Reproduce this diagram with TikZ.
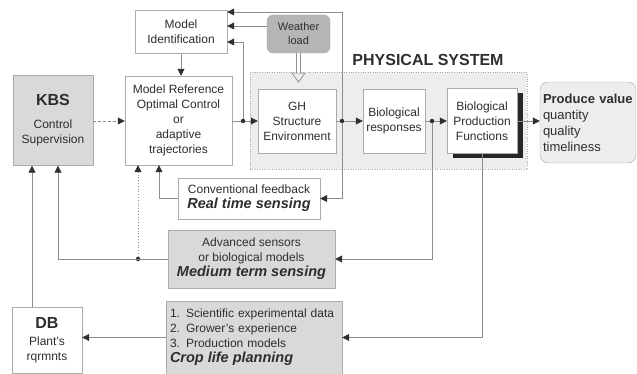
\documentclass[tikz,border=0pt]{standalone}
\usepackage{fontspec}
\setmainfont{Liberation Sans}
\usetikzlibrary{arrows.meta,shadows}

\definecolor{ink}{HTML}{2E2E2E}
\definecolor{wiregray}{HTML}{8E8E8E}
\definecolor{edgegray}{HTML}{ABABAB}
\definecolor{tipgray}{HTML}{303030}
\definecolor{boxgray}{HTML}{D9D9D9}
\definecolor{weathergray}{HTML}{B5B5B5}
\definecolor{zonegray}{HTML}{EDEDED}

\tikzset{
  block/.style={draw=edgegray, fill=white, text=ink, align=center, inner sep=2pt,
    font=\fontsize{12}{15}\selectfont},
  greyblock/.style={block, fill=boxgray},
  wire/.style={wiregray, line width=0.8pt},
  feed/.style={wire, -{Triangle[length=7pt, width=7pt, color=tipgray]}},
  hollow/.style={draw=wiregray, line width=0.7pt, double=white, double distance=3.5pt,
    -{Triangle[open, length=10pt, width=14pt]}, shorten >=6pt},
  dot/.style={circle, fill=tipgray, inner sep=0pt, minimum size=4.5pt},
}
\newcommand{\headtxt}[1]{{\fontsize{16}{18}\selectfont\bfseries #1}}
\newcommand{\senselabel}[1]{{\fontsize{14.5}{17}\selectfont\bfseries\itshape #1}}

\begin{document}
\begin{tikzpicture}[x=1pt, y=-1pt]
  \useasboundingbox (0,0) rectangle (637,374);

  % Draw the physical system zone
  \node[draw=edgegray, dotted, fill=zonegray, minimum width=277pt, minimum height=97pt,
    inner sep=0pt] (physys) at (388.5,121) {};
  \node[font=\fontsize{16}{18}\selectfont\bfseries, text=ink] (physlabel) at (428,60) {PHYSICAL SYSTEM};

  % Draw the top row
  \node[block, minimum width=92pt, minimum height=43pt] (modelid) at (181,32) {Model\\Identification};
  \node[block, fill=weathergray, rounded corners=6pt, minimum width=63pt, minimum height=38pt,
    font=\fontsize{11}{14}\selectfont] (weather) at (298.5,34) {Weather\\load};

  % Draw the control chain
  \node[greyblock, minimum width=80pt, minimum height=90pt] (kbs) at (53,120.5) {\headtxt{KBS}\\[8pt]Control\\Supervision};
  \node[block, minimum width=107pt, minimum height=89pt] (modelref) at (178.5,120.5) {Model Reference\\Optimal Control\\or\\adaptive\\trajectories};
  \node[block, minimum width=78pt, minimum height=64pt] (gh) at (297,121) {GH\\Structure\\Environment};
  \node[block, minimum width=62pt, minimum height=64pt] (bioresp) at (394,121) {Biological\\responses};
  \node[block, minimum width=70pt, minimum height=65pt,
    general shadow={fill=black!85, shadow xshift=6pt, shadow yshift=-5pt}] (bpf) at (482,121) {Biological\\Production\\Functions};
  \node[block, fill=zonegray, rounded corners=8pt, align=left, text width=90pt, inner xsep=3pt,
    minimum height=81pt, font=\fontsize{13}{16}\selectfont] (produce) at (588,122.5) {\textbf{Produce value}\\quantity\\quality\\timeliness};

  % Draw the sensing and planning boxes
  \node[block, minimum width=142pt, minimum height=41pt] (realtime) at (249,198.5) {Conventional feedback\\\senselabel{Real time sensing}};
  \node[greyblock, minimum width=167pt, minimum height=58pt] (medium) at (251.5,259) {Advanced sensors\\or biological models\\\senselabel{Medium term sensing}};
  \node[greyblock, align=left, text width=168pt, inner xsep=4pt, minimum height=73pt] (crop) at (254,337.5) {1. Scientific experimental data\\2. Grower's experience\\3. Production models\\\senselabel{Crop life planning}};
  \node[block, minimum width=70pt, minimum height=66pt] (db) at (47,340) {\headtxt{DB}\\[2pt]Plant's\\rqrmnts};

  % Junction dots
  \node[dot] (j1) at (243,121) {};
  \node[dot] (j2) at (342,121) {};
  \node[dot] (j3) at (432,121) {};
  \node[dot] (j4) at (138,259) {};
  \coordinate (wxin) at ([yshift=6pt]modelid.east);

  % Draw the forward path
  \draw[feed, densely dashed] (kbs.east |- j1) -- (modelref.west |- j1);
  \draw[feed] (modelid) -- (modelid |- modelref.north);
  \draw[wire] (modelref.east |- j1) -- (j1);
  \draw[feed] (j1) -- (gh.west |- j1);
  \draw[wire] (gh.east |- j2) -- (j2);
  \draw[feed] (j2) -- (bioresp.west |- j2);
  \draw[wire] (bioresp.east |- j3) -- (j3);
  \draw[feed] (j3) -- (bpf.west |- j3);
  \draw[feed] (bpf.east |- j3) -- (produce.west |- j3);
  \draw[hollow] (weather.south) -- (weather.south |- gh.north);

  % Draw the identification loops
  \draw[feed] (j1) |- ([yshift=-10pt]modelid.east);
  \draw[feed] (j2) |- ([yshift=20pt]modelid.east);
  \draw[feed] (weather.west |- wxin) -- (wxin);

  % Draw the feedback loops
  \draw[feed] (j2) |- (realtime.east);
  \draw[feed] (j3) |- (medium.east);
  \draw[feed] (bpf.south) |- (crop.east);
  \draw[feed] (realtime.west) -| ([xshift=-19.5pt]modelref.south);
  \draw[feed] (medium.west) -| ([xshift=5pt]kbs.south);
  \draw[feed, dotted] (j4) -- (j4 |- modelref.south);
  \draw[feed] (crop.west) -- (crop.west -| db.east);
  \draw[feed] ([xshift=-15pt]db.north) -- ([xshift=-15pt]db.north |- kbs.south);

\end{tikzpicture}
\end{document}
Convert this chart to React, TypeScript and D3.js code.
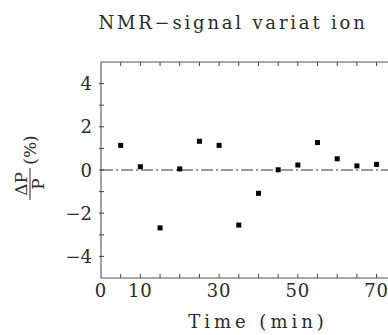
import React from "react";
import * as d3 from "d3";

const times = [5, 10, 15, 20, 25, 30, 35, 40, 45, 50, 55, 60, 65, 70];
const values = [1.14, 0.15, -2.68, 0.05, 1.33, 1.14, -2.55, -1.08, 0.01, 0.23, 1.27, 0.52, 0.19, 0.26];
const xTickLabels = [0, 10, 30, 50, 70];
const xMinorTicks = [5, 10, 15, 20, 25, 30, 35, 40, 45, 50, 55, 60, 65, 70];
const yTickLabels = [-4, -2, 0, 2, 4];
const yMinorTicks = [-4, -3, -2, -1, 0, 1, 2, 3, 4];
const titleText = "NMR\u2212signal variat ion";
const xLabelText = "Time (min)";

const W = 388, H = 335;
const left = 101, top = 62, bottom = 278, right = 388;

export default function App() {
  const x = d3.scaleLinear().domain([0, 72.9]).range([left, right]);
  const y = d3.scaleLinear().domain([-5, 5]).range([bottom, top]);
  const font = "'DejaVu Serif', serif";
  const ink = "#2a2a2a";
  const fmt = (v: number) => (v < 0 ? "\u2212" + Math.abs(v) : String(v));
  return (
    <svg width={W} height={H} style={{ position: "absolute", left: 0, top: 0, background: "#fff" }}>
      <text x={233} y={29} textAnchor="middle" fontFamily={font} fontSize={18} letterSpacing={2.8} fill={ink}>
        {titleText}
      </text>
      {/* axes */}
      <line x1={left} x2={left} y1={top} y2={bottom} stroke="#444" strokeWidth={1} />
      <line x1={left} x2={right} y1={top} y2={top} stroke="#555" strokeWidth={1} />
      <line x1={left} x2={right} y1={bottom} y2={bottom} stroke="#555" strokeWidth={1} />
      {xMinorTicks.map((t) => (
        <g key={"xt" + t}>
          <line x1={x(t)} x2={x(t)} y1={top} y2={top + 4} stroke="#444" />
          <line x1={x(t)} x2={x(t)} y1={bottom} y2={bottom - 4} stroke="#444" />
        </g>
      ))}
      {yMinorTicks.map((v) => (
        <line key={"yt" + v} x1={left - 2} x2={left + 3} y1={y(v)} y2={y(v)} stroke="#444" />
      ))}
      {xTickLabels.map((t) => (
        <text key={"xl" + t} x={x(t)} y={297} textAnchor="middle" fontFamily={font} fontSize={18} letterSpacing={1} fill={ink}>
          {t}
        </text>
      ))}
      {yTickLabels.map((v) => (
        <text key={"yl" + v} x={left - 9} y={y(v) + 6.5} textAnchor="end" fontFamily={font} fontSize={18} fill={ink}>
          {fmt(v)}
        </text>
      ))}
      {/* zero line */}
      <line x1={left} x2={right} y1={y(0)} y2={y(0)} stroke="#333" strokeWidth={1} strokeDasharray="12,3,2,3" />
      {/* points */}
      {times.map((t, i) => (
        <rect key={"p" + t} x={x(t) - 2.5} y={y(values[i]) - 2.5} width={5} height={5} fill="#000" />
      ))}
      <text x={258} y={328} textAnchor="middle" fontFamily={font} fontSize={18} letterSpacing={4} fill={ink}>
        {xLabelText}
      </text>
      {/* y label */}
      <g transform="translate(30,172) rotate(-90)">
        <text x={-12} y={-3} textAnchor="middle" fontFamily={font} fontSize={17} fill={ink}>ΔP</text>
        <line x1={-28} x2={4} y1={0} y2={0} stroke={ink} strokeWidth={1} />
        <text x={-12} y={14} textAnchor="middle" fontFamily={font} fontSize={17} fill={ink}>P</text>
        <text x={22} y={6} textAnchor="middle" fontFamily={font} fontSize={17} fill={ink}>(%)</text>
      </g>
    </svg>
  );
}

* * *

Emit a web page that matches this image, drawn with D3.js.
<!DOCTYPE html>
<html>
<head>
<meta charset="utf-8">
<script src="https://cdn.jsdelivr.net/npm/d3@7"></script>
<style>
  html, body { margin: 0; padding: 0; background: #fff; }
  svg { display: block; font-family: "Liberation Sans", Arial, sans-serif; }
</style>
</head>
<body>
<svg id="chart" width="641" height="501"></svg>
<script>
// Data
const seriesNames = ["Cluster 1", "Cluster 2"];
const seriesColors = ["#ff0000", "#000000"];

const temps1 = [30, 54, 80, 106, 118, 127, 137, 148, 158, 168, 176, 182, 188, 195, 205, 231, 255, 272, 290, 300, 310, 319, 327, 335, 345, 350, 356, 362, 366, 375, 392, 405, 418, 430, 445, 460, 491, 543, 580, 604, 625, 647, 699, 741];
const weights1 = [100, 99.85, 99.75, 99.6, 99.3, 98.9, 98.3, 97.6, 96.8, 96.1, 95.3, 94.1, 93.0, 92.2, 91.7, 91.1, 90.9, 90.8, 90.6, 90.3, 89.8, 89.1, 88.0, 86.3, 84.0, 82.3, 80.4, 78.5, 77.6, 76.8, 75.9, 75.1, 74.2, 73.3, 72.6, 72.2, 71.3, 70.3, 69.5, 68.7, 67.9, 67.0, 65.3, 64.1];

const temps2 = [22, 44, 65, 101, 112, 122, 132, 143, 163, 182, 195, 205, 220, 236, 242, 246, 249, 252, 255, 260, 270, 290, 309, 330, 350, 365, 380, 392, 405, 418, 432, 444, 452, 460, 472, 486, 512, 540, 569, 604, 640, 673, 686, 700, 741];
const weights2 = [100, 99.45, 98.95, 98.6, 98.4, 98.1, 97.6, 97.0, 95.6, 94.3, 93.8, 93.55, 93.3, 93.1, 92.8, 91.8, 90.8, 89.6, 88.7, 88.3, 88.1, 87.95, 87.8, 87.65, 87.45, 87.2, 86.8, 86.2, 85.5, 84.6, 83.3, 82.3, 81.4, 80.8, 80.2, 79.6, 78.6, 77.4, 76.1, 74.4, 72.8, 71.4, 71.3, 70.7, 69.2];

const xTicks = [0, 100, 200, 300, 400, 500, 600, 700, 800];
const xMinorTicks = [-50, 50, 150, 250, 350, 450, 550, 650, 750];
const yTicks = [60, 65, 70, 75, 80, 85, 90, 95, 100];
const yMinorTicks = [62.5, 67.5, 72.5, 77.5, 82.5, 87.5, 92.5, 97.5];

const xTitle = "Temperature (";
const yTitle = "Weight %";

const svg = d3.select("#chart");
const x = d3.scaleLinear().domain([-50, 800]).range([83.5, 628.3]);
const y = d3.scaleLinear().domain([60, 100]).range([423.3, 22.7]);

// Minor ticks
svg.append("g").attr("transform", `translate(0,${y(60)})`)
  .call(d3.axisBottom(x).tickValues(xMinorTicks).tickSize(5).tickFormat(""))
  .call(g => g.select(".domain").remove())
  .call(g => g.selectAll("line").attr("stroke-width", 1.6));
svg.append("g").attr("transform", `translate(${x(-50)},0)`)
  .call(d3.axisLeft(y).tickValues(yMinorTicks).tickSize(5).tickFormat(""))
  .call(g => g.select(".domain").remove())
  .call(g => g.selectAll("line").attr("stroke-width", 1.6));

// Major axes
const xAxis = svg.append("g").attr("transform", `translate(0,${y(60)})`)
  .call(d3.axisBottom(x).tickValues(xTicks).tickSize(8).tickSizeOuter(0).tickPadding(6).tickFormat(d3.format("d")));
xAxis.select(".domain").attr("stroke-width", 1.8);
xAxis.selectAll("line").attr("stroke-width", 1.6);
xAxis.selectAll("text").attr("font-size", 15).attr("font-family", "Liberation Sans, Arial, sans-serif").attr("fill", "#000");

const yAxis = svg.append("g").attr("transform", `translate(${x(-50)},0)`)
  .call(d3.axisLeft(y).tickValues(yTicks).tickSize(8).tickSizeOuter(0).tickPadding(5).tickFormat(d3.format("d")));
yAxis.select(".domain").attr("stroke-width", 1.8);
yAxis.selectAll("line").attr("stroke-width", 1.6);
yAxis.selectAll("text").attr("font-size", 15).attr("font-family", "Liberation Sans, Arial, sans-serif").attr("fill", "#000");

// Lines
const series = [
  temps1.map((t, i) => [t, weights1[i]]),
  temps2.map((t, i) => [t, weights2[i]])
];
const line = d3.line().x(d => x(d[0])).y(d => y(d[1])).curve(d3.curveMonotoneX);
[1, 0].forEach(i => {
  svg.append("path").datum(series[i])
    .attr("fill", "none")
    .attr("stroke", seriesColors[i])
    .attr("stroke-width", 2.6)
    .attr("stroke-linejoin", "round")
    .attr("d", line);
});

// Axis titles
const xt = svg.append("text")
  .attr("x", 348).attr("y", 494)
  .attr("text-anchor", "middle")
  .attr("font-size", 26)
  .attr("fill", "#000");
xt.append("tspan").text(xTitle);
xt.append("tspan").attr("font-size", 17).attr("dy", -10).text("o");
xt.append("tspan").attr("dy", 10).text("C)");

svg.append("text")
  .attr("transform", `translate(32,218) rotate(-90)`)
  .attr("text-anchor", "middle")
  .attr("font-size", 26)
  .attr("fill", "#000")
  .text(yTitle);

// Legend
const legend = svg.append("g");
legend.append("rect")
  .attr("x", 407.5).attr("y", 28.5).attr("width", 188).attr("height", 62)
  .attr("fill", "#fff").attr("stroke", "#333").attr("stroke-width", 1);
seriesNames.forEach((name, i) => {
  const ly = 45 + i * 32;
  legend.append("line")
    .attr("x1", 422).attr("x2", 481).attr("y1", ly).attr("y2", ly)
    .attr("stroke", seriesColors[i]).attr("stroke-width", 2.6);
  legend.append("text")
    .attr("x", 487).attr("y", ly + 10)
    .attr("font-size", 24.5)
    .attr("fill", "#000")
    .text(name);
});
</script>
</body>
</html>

Problem statement
Print exactly the lines from the line containing "Convert this chart" through the line containing "import * as", and omit any picture found among them.

The reply
Convert this chart to React, TypeScript and D3.js code.
import React from "react";
import * as d3 from "d3";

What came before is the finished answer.